* Aim
Leave out the pictures and reproduce all of the data exactly.

** start of Given data **

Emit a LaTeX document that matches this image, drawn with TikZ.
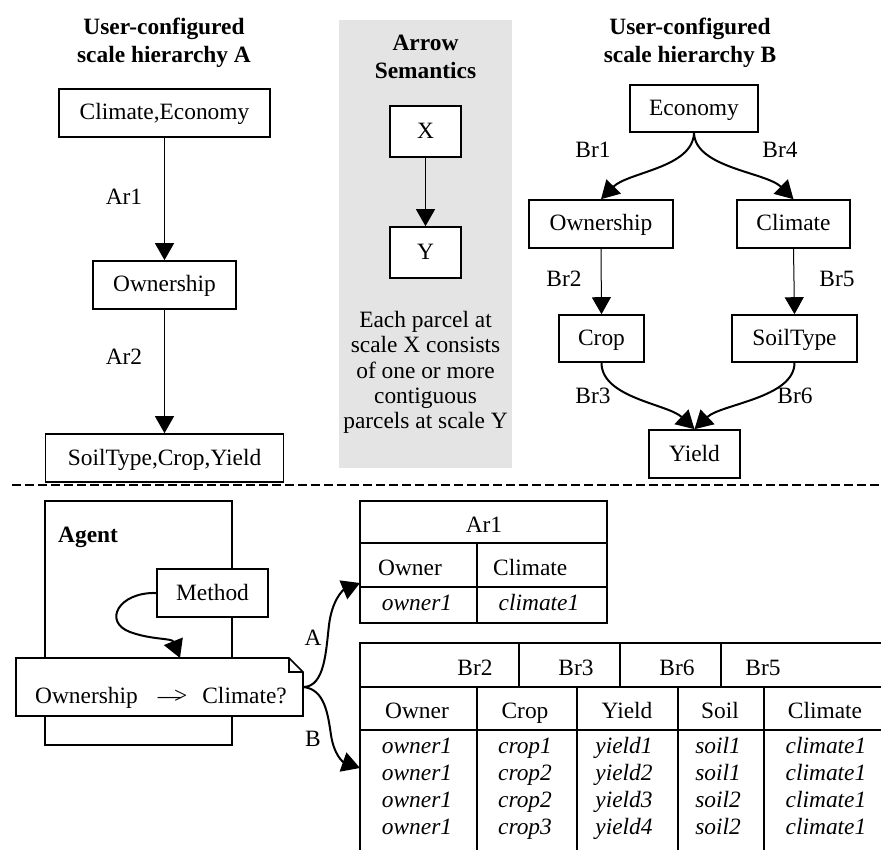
\documentclass[tikz,border=0pt]{standalone}
\usepackage{fontspec}
\setmainfont{Liberation Serif}
\usetikzlibrary{arrows.meta}
\newcommand{\fsz}{\fontsize{23.4}{25.3}\selectfont}
\newcommand{\fszb}{\fontsize{23.4}{27.5}\selectfont\bfseries}
\definecolor{semgray}{RGB}{228,228,228}
\begin{document}
\begin{tikzpicture}[x=1pt,y=-1pt,
  box/.style={draw, line width=1.6pt, fill=white, inner sep=0pt, text height=17pt, text depth=3pt, font=\fsz},
  lbl/.style={font=\fsz, inner sep=0pt, anchor=base},
  ttl/.style={font=\fszb, align=center, inner sep=0pt, anchor=north},
  thinarr/.style={line width=1pt, -{Triangle[length=17pt,width=19pt]}},
  curv/.style={line width=2pt, -{Triangle[length=18pt,width=20pt]}},
  tline/.style={line width=1.8pt},
]
\useasboundingbox (0,0) rectangle (881,850);

% gray semantics panel
\fill[semgray] (339,20) rectangle (512,468);

% ---------- hierarchy A ----------
\node[ttl] (titleA) at (164,18) {User-configured\\scale hierarchy A};
\node[box, minimum width=211pt, minimum height=48pt] (ce) at (164.5,113) {Climate,Economy};
\node[box, minimum width=143pt, minimum height=48pt] (ownA) at (164.5,285) {Ownership};
\node[box, minimum width=238pt, minimum height=48pt] (sctA) at (164.5,458) {SoilType,Crop,Yield};
\draw[thinarr] (ce.south) -- (ownA.north);
\draw[thinarr] (ownA.south) -- (sctA.north);
\node[lbl] (ar1l) at (124,205) {Ar1};
\node[lbl] (ar2l) at (124,364) {Ar2};

% ---------- arrow semantics ----------
\node[ttl] (titleS) at (425.5,35) {Arrow\\Semantics};
\node[box, minimum width=71pt, minimum height=51pt] (X) at (425.5,131.5) {X};
\node[box, minimum width=71pt, minimum height=51pt] (Y) at (425.5,252.5) {Y};
\draw[thinarr] (X.south) -- (Y.north);
\node[font=\fsz, align=center, inner sep=0pt, anchor=north] (semtxt) at (425.5,311) {Each parcel at\\scale X consists\\of one or more\\contiguous\\parcels at scale Y};

% ---------- hierarchy B ----------
\node[ttl] (titleB) at (690,18) {User-configured\\scale hierarchy B};
\node[box, minimum width=128pt, minimum height=47pt] (eco) at (694,108.5) {Economy};
\node[box, minimum width=144pt, minimum height=48pt] (ownB) at (601,224) {Ownership};
\node[box, minimum width=113pt, minimum height=48pt] (cli) at (793.5,224) {Climate};
\node[box, minimum width=85pt, minimum height=47pt] (crop) at (601.5,338.5) {Crop};
\node[box, minimum width=125pt, minimum height=47pt] (soil) at (794.5,338.5) {SoilType};
\node[box, minimum width=91pt, minimum height=48pt] (yield) at (694.5,454) {Yield};
\draw[curv] (eco.south) .. controls (693,168) and (628,172) .. (ownB.north);
\draw[curv] (eco.south) .. controls (695,168) and (766,172) .. (cli.north);
\draw[thinarr] (ownB.south) -- (crop.north);
\draw[thinarr] (cli.south) -- (soil.north);
\draw[curv] (crop.south) .. controls (601.5,398) and (668,404) .. (yield.north);
\draw[curv] (soil.south) .. controls (794.5,398) and (721,404) .. (yield.north);
\node[lbl] (br1l) at (593,158) {Br1};
\node[lbl] (br4l) at (780,158) {Br4};
\node[lbl] (br2l) at (564,287) {Br2};
\node[lbl] (br5l) at (837,287) {Br5};
\node[lbl] (br3l) at (593,403) {Br3};
\node[lbl] (br6l) at (795,403) {Br6};

% dashed separator
\draw[line width=2pt, dash pattern=on 9pt off 4pt] (12,485) -- (881,485);

% ---------- agent ----------
\node[draw, line width=1.5pt, minimum width=187pt, minimum height=244pt, inner sep=0pt] (agent) at (138.5,623) {};
\node[font=\fsz\bfseries, inner sep=0pt, anchor=base west] (agentl) at (58,542) {Agent};
\node[box, minimum width=111pt, minimum height=48pt] (method) at (212.5,593) {Method};
\draw[line width=1.6pt, fill=white] (16,658) -- (289,658) -- (303,672) -- (303,716) -- (16,716) -- cycle;
\draw[line width=1.6pt] (289,658) -- (289,672) -- (303,672);
\node[inner sep=0pt, minimum width=287pt, minimum height=58pt] (note) at (159.5,687) {};
\node[lbl] (notetxt) at (161,703) {Ownership\hspace{20pt}\textemdash\kern-7pt>\hspace{15pt}Climate?};
\coordinate (notein) at (180,658);
\draw[curv] (method.west) .. controls (118,592) and (103,622) .. (130,632) .. controls (152,640) and (172,638) .. (notein);

% connectors A / B
\coordinate (ar1in) at (360,583);
\coordinate (brin) at (360,768);
\draw[curv] (note.east) .. controls (325,687) and (326,650) .. (329,625) .. controls (332,600) and (343,590) .. (ar1in);
\draw[curv] (note.east) .. controls (325,689) and (328,715) .. (331,735) .. controls (334,755) and (343,762) .. (brin);
\node[lbl] (Al) at (313,645) {A};
\node[lbl] (Bl) at (313,746) {B};

% ---------- table Ar1 ----------
\draw[tline] (360,501) rectangle (607,623);
\draw[tline] (360,543) -- (607,543);
\draw[tline] (360,587) -- (607,587);
\draw[tline] (477,543) -- (477,623);
\node[lbl] (t1h) at (484,532) {Ar1};
\node[lbl, anchor=base west] (t1c1) at (378,575) {Owner};
\node[lbl, anchor=base west] (t1c2) at (493,575) {Climate};
\node[lbl, font=\fsz\itshape] (t1d1) at (417,610) {owner1};
\node[lbl, font=\fsz\itshape] (t1d2) at (539,610) {climate1};

% ---------- table B ----------
\draw[tline] (881,643) -- (360,643) -- (360,850);
\draw[tline] (360,687) -- (881,687);
\draw[tline] (360,730) -- (881,730);
\foreach \xx in {519,620,721} \draw[tline] (\xx,643) -- (\xx,687);
\foreach \xx in {477,577,678,764} \draw[tline] (\xx,687) -- (\xx,850);
\node[lbl] (h1) at (475,675) {Br2};
\node[lbl] (h2) at (576,675) {Br3};
\node[lbl] (h3) at (677,675) {Br6};
\node[lbl] (h4) at (763,675) {Br5};
\node[lbl] (c1) at (417,718) {Owner};
\node[lbl] (c2) at (525,718) {Crop};
\node[lbl] (c3) at (627,718) {Yield};
\node[lbl] (c4) at (720,718) {Soil};
\node[lbl] (c5) at (825,718) {Climate};
\foreach \yy/\cc/\yl/\sl [count=\i] in {753/crop1/yield1/soil1, 780/crop2/yield2/soil1, 807/crop2/yield3/soil2, 834/crop3/yield4/soil2}{
  \node[lbl, font=\fsz\itshape] (r\i a) at (417,\yy) {owner1};
  \node[lbl, font=\fsz\itshape] (r\i b) at (525,\yy) {\cc};
  \node[lbl, font=\fsz\itshape] (r\i c) at (624,\yy) {\yl};
  \node[lbl, font=\fsz\itshape] (r\i d) at (718,\yy) {\sl};
  \node[lbl, font=\fsz\itshape] (r\i e) at (826,\yy) {climate1};
}
\end{tikzpicture}
\end{document}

** end of Given data **

* Answer to this exercise
Emit a LaTeX document that matches this image, drawn with TikZ.
\documentclass[tikz,border=0pt]{standalone}
\usepackage{fontspec}
\setmainfont{Liberation Serif}
\usetikzlibrary{arrows.meta}
\newcommand{\fsz}{\fontsize{23.4}{25.3}\selectfont}
\newcommand{\fszb}{\fontsize{23.4}{27.5}\selectfont\bfseries}
\definecolor{semgray}{RGB}{228,228,228}
\begin{document}
\begin{tikzpicture}[x=1pt,y=-1pt,
  box/.style={draw, line width=1.6pt, fill=white, inner sep=0pt, text height=17pt, text depth=3pt, font=\fsz},
  lbl/.style={font=\fsz, inner sep=0pt, anchor=base},
  ttl/.style={font=\fszb, align=center, inner sep=0pt, anchor=north},
  thinarr/.style={line width=1pt, -{Triangle[length=17pt,width=19pt]}},
  curv/.style={line width=2pt, -{Triangle[length=18pt,width=20pt]}},
  tline/.style={line width=1.8pt},
]
\useasboundingbox (0,0) rectangle (881,850);

% gray semantics panel
\fill[semgray] (339,20) rectangle (512,468);

% ---------- hierarchy A ----------
\node[ttl] (titleA) at (164,18) {User-configured\\scale hierarchy A};
\node[box, minimum width=211pt, minimum height=48pt] (ce) at (164.5,113) {Climate,Economy};
\node[box, minimum width=143pt, minimum height=48pt] (ownA) at (164.5,285) {Ownership};
\node[box, minimum width=238pt, minimum height=48pt] (sctA) at (164.5,458) {SoilType,Crop,Yield};
\draw[thinarr] (ce.south) -- (ownA.north);
\draw[thinarr] (ownA.south) -- (sctA.north);
\node[lbl] (ar1l) at (124,205) {Ar1};
\node[lbl] (ar2l) at (124,364) {Ar2};

% ---------- arrow semantics ----------
\node[ttl] (titleS) at (425.5,35) {Arrow\\Semantics};
\node[box, minimum width=71pt, minimum height=51pt] (X) at (425.5,131.5) {X};
\node[box, minimum width=71pt, minimum height=51pt] (Y) at (425.5,252.5) {Y};
\draw[thinarr] (X.south) -- (Y.north);
\node[font=\fsz, align=center, inner sep=0pt, anchor=north] (semtxt) at (425.5,311) {Each parcel at\\scale X consists\\of one or more\\contiguous\\parcels at scale Y};

% ---------- hierarchy B ----------
\node[ttl] (titleB) at (690,18) {User-configured\\scale hierarchy B};
\node[box, minimum width=128pt, minimum height=47pt] (eco) at (694,108.5) {Economy};
\node[box, minimum width=144pt, minimum height=48pt] (ownB) at (601,224) {Ownership};
\node[box, minimum width=113pt, minimum height=48pt] (cli) at (793.5,224) {Climate};
\node[box, minimum width=85pt, minimum height=47pt] (crop) at (601.5,338.5) {Crop};
\node[box, minimum width=125pt, minimum height=47pt] (soil) at (794.5,338.5) {SoilType};
\node[box, minimum width=91pt, minimum height=48pt] (yield) at (694.5,454) {Yield};
\draw[curv] (eco.south) .. controls (693,168) and (628,172) .. (ownB.north);
\draw[curv] (eco.south) .. controls (695,168) and (766,172) .. (cli.north);
\draw[thinarr] (ownB.south) -- (crop.north);
\draw[thinarr] (cli.south) -- (soil.north);
\draw[curv] (crop.south) .. controls (601.5,398) and (668,404) .. (yield.north);
\draw[curv] (soil.south) .. controls (794.5,398) and (721,404) .. (yield.north);
\node[lbl] (br1l) at (593,158) {Br1};
\node[lbl] (br4l) at (780,158) {Br4};
\node[lbl] (br2l) at (564,287) {Br2};
\node[lbl] (br5l) at (837,287) {Br5};
\node[lbl] (br3l) at (593,403) {Br3};
\node[lbl] (br6l) at (795,403) {Br6};

% dashed separator
\draw[line width=2pt, dash pattern=on 9pt off 4pt] (12,485) -- (881,485);

% ---------- agent ----------
\node[draw, line width=1.5pt, minimum width=187pt, minimum height=244pt, inner sep=0pt] (agent) at (138.5,623) {};
\node[font=\fsz\bfseries, inner sep=0pt, anchor=base west] (agentl) at (58,542) {Agent};
\node[box, minimum width=111pt, minimum height=48pt] (method) at (212.5,593) {Method};
\draw[line width=1.6pt, fill=white] (16,658) -- (289,658) -- (303,672) -- (303,716) -- (16,716) -- cycle;
\draw[line width=1.6pt] (289,658) -- (289,672) -- (303,672);
\node[inner sep=0pt, minimum width=287pt, minimum height=58pt] (note) at (159.5,687) {};
\node[lbl] (notetxt) at (161,703) {Ownership\hspace{20pt}\textemdash\kern-7pt>\hspace{15pt}Climate?};
\coordinate (notein) at (180,658);
\draw[curv] (method.west) .. controls (118,592) and (103,622) .. (130,632) .. controls (152,640) and (172,638) .. (notein);

% connectors A / B
\coordinate (ar1in) at (360,583);
\coordinate (brin) at (360,768);
\draw[curv] (note.east) .. controls (325,687) and (326,650) .. (329,625) .. controls (332,600) and (343,590) .. (ar1in);
\draw[curv] (note.east) .. controls (325,689) and (328,715) .. (331,735) .. controls (334,755) and (343,762) .. (brin);
\node[lbl] (Al) at (313,645) {A};
\node[lbl] (Bl) at (313,746) {B};

% ---------- table Ar1 ----------
\draw[tline] (360,501) rectangle (607,623);
\draw[tline] (360,543) -- (607,543);
\draw[tline] (360,587) -- (607,587);
\draw[tline] (477,543) -- (477,623);
\node[lbl] (t1h) at (484,532) {Ar1};
\node[lbl, anchor=base west] (t1c1) at (378,575) {Owner};
\node[lbl, anchor=base west] (t1c2) at (493,575) {Climate};
\node[lbl, font=\fsz\itshape] (t1d1) at (417,610) {owner1};
\node[lbl, font=\fsz\itshape] (t1d2) at (539,610) {climate1};

% ---------- table B ----------
\draw[tline] (881,643) -- (360,643) -- (360,850);
\draw[tline] (360,687) -- (881,687);
\draw[tline] (360,730) -- (881,730);
\foreach \xx in {519,620,721} \draw[tline] (\xx,643) -- (\xx,687);
\foreach \xx in {477,577,678,764} \draw[tline] (\xx,687) -- (\xx,850);
\node[lbl] (h1) at (475,675) {Br2};
\node[lbl] (h2) at (576,675) {Br3};
\node[lbl] (h3) at (677,675) {Br6};
\node[lbl] (h4) at (763,675) {Br5};
\node[lbl] (c1) at (417,718) {Owner};
\node[lbl] (c2) at (525,718) {Crop};
\node[lbl] (c3) at (627,718) {Yield};
\node[lbl] (c4) at (720,718) {Soil};
\node[lbl] (c5) at (825,718) {Climate};
\foreach \yy/\cc/\yl/\sl [count=\i] in {753/crop1/yield1/soil1, 780/crop2/yield2/soil1, 807/crop2/yield3/soil2, 834/crop3/yield4/soil2}{
  \node[lbl, font=\fsz\itshape] (r\i a) at (417,\yy) {owner1};
  \node[lbl, font=\fsz\itshape] (r\i b) at (525,\yy) {\cc};
  \node[lbl, font=\fsz\itshape] (r\i c) at (624,\yy) {\yl};
  \node[lbl, font=\fsz\itshape] (r\i d) at (718,\yy) {\sl};
  \node[lbl, font=\fsz\itshape] (r\i e) at (826,\yy) {climate1};
}
\end{tikzpicture}
\end{document}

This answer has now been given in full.